Prove if $\{s_n\}$ is monotonically increasing. Then $\{s_n\}$ converges if and only if it is bounded.
My Proof
Since $\{s_n\}$ is monotonically increasing, $s_n \leq s_{n+1}$.
Part 1: We first assume $s_n \to p$, and show that $\{s_n\}$ is bounded.
Since $s_n \to p$ and $s_n \leq s_{n+1}$, $p$ is an upper bound of $\{s_n\}$, as $p \geq s_n$ for all $n$. To show that it is the least upper bound, take $\epsilon > 0$, then $p - \epsilon < p$ is not an upper bound of $\{s_n\}$ and $p = \sup \{s_n\}$
Now we also have $s_0$ as a lower bound of $\{s_n\}$, as $s_0 \leq s_n$ for every $n$. To show that $s_0$ is the greatest lower bound, we fix $\epsilon > 0$, then $s_0 + \epsilon > s_0$ is not a lower bound of $\{s_n\}$. Therefore $s_0 = \inf \{s_0\}$. And thus $\{s_n\}$ is bounded.
Part 2: Conversely we assume $\{s_n\}$ is bounded and use it to show $s_n \to p$.

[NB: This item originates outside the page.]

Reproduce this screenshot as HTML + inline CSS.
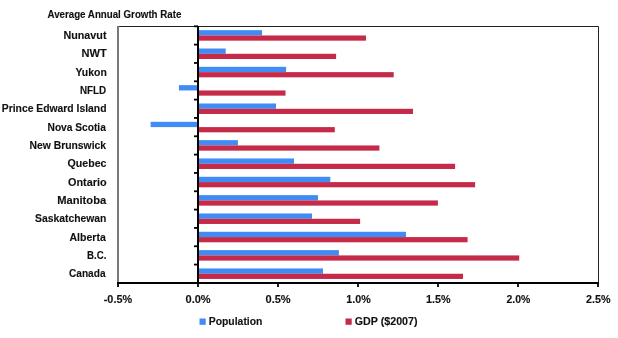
<!DOCTYPE html><html><head><meta charset="utf-8"><style>html,body{margin:0;padding:0;background:#fff;width:618px;height:338px;overflow:hidden}svg{display:block;will-change:transform}text{font-family:"Liberation Sans",sans-serif;font-weight:bold;fill:#111;stroke:#111;stroke-width:0.12px}</style></head><body>
<svg width="618" height="338" viewBox="0 0 618 338">
<rect x="198.0" y="30.17" width="64.10" height="5.30" fill="#408cf4"/>
<rect x="198.0" y="35.47" width="168.00" height="5.20" fill="#c52a49"/>
<rect x="198.0" y="48.50" width="27.70" height="5.30" fill="#408cf4"/>
<rect x="198.0" y="53.80" width="138.10" height="5.20" fill="#c52a49"/>
<rect x="198.0" y="66.83" width="88.10" height="5.30" fill="#408cf4"/>
<rect x="198.0" y="72.12" width="195.70" height="5.20" fill="#c52a49"/>
<rect x="178.90" y="85.16" width="19.10" height="5.30" fill="#408cf4"/>
<rect x="198.0" y="90.45" width="87.50" height="5.20" fill="#c52a49"/>
<rect x="198.0" y="103.48" width="78.00" height="5.30" fill="#408cf4"/>
<rect x="198.0" y="108.78" width="215.00" height="5.20" fill="#c52a49"/>
<rect x="150.65" y="121.81" width="47.35" height="5.30" fill="#408cf4"/>
<rect x="198.0" y="127.11" width="136.80" height="5.20" fill="#c52a49"/>
<rect x="198.0" y="140.14" width="39.90" height="5.30" fill="#408cf4"/>
<rect x="198.0" y="145.44" width="181.40" height="5.20" fill="#c52a49"/>
<rect x="198.0" y="158.47" width="96.00" height="5.30" fill="#408cf4"/>
<rect x="198.0" y="163.78" width="257.10" height="5.20" fill="#c52a49"/>
<rect x="198.0" y="176.80" width="132.30" height="5.30" fill="#408cf4"/>
<rect x="198.0" y="182.10" width="277.10" height="5.20" fill="#c52a49"/>
<rect x="198.0" y="195.13" width="120.00" height="5.30" fill="#408cf4"/>
<rect x="198.0" y="200.44" width="239.90" height="5.20" fill="#c52a49"/>
<rect x="198.0" y="213.46" width="114.00" height="5.30" fill="#408cf4"/>
<rect x="198.0" y="218.76" width="162.10" height="5.20" fill="#c52a49"/>
<rect x="198.0" y="231.79" width="208.00" height="5.30" fill="#408cf4"/>
<rect x="198.0" y="237.09" width="269.60" height="5.20" fill="#c52a49"/>
<rect x="198.0" y="250.12" width="140.90" height="5.30" fill="#408cf4"/>
<rect x="198.0" y="255.42" width="321.20" height="5.20" fill="#c52a49"/>
<rect x="198.0" y="268.45" width="125.00" height="5.30" fill="#408cf4"/>
<rect x="198.0" y="273.75" width="265.00" height="5.20" fill="#c52a49"/>
<path d="M118,26.5H598.5V283" fill="none" stroke="#222" stroke-width="1"/>
<line x1="118" y1="26" x2="118" y2="283" stroke="#78787c" stroke-width="2"/>
<line x1="198.0" y1="26" x2="198.0" y2="284" stroke="#000" stroke-width="2"/>
<line x1="117" y1="283" x2="599" y2="283" stroke="#000" stroke-width="1.8"/>
<line x1="194" y1="26.30" x2="198.0" y2="26.30" stroke="#000" stroke-width="1.8"/>
<line x1="194" y1="44.63" x2="198.0" y2="44.63" stroke="#000" stroke-width="1.8"/>
<line x1="194" y1="62.96" x2="198.0" y2="62.96" stroke="#000" stroke-width="1.8"/>
<line x1="194" y1="81.29" x2="198.0" y2="81.29" stroke="#000" stroke-width="1.8"/>
<line x1="194" y1="99.62" x2="198.0" y2="99.62" stroke="#000" stroke-width="1.8"/>
<line x1="194" y1="117.95" x2="198.0" y2="117.95" stroke="#000" stroke-width="1.8"/>
<line x1="194" y1="136.28" x2="198.0" y2="136.28" stroke="#000" stroke-width="1.8"/>
<line x1="194" y1="154.61" x2="198.0" y2="154.61" stroke="#000" stroke-width="1.8"/>
<line x1="194" y1="172.94" x2="198.0" y2="172.94" stroke="#000" stroke-width="1.8"/>
<line x1="194" y1="191.27" x2="198.0" y2="191.27" stroke="#000" stroke-width="1.8"/>
<line x1="194" y1="209.60" x2="198.0" y2="209.60" stroke="#000" stroke-width="1.8"/>
<line x1="194" y1="227.93" x2="198.0" y2="227.93" stroke="#000" stroke-width="1.8"/>
<line x1="194" y1="246.26" x2="198.0" y2="246.26" stroke="#000" stroke-width="1.8"/>
<line x1="194" y1="264.59" x2="198.0" y2="264.59" stroke="#000" stroke-width="1.8"/>
<line x1="194" y1="282.92" x2="198.0" y2="282.92" stroke="#000" stroke-width="1.8"/>
<line x1="118" y1="283" x2="118" y2="287" stroke="#000" stroke-width="1.8"/>
<line x1="198" y1="283" x2="198" y2="287" stroke="#000" stroke-width="1.8"/>
<line x1="278" y1="283" x2="278" y2="287" stroke="#000" stroke-width="1.8"/>
<line x1="358" y1="283" x2="358" y2="287" stroke="#000" stroke-width="1.8"/>
<line x1="438" y1="283" x2="438" y2="287" stroke="#000" stroke-width="1.8"/>
<line x1="518" y1="283" x2="518" y2="287" stroke="#000" stroke-width="1.8"/>
<line x1="598" y1="283" x2="598" y2="287" stroke="#000" stroke-width="1.8"/>
<text x="47.50" y="17.80" font-size="9.6" textLength="133.88" lengthAdjust="spacingAndGlyphs" transform="translate(0,17.80) scale(1,1.05) translate(0,-17.80)">Average Annual Growth Rate</text>
<text x="63.49" y="39.20" font-size="10.6" textLength="42.98" lengthAdjust="spacingAndGlyphs" transform="translate(0,39.20) scale(1,1.07) translate(0,-39.20)">Nunavut</text>
<text x="81.48" y="57.10" font-size="10.6" textLength="25.20" lengthAdjust="spacingAndGlyphs" transform="translate(0,57.10) scale(1,1.07) translate(0,-57.10)">NWT</text>
<text x="75.50" y="76.20" font-size="10.6" textLength="31.33" lengthAdjust="spacingAndGlyphs" transform="translate(0,76.20) scale(1,1.07) translate(0,-76.20)">Yukon</text>
<text x="80.04" y="94.10" font-size="10.6" textLength="26.17" lengthAdjust="spacingAndGlyphs" transform="translate(0,94.10) scale(1,1.07) translate(0,-94.10)">NFLD</text>
<text x="1.76" y="111.90" font-size="10.6" textLength="104.76" lengthAdjust="spacingAndGlyphs" transform="translate(0,111.90) scale(1,1.07) translate(0,-111.90)">Prince Edward Island</text>
<text x="47.52" y="130.90" font-size="10.6" textLength="58.37" lengthAdjust="spacingAndGlyphs" transform="translate(0,130.90) scale(1,1.07) translate(0,-130.90)">Nova Scotia</text>
<text x="29.51" y="149.20" font-size="10.6" textLength="76.53" lengthAdjust="spacingAndGlyphs" transform="translate(0,149.20) scale(1,1.07) translate(0,-149.20)">New Brunswick</text>
<text x="67.50" y="167.30" font-size="10.6" textLength="38.95" lengthAdjust="spacingAndGlyphs" transform="translate(0,167.30) scale(1,1.07) translate(0,-167.30)">Quebec</text>
<text x="67.99" y="186.00" font-size="10.6" textLength="38.54" lengthAdjust="spacingAndGlyphs" transform="translate(0,186.00) scale(1,1.07) translate(0,-186.00)">Ontario</text>
<text x="57.22" y="204.10" font-size="10.6" textLength="48.95" lengthAdjust="spacingAndGlyphs" transform="translate(0,204.10) scale(1,1.07) translate(0,-204.10)">Manitoba</text>
<text x="35.01" y="222.00" font-size="10.6" textLength="71.34" lengthAdjust="spacingAndGlyphs" transform="translate(0,222.00) scale(1,1.07) translate(0,-222.00)">Saskatchewan</text>
<text x="69.50" y="241.10" font-size="10.6" textLength="36.25" lengthAdjust="spacingAndGlyphs" transform="translate(0,241.10) scale(1,1.07) translate(0,-241.10)">Alberta</text>
<text x="87.04" y="259.50" font-size="10.6" textLength="19.28" lengthAdjust="spacingAndGlyphs" transform="translate(0,259.50) scale(1,1.07) translate(0,-259.50)">B.C.</text>
<text x="69.02" y="277.10" font-size="10.6" textLength="36.50" lengthAdjust="spacingAndGlyphs" transform="translate(0,277.10) scale(1,1.07) translate(0,-277.10)">Canada</text>
<text x="103.74" y="303.10" font-size="10.6" textLength="28.34" lengthAdjust="spacingAndGlyphs" transform="translate(0,303.10) scale(1,1.07) translate(0,-303.10)">-0.5%</text>
<text x="185.49" y="303.10" font-size="10.6" textLength="25.22" lengthAdjust="spacingAndGlyphs" transform="translate(0,303.10) scale(1,1.07) translate(0,-303.10)">0.0%</text>
<text x="265.49" y="303.10" font-size="10.6" textLength="25.18" lengthAdjust="spacingAndGlyphs" transform="translate(0,303.10) scale(1,1.07) translate(0,-303.10)">0.5%</text>
<text x="346.24" y="303.10" font-size="10.6" textLength="24.47" lengthAdjust="spacingAndGlyphs" transform="translate(0,303.10) scale(1,1.07) translate(0,-303.10)">1.0%</text>
<text x="425.99" y="303.10" font-size="10.6" textLength="24.52" lengthAdjust="spacingAndGlyphs" transform="translate(0,303.10) scale(1,1.07) translate(0,-303.10)">1.5%</text>
<text x="506.50" y="303.10" font-size="10.6" textLength="23.85" lengthAdjust="spacingAndGlyphs" transform="translate(0,303.10) scale(1,1.07) translate(0,-303.10)">2.0%</text>
<text x="585.99" y="303.10" font-size="10.6" textLength="24.52" lengthAdjust="spacingAndGlyphs" transform="translate(0,303.10) scale(1,1.07) translate(0,-303.10)">2.5%</text>
<text x="208.76" y="324.70" font-size="10.6" textLength="53.66" lengthAdjust="spacingAndGlyphs" transform="translate(0,324.70) scale(1,1.07) translate(0,-324.70)">Population</text>
<text x="354.75" y="324.70" font-size="10.6" textLength="62.78" lengthAdjust="spacingAndGlyphs" transform="translate(0,324.70) scale(1,1.07) translate(0,-324.70)">GDP ($2007)</text>
<rect x="199.5" y="318.5" width="6.2" height="6.3" fill="#408cf4"/>
<rect x="345.5" y="318.5" width="6.2" height="6.3" fill="#c52a49"/>
</svg></body></html>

$p = \sup \{s_n\}$ and $s_0 = \inf\{s_n\}$ by the same arguments made above. And since $s_n \leq s_{n+1}$ and $p = \sup \{s_n\}$, it follows that $s_n \to p$.
Thus a monotonically increasing $\{s_n\}$ converges if and only if it is bounded. $\square$
Is my proof correct, and if so how rigorous is it? I'm specifically looking for comments on my level of rigor, I don't want my proofs to be hand-wavy or sketchy at all. Also any comments on my proof-writing is greatly appreciated.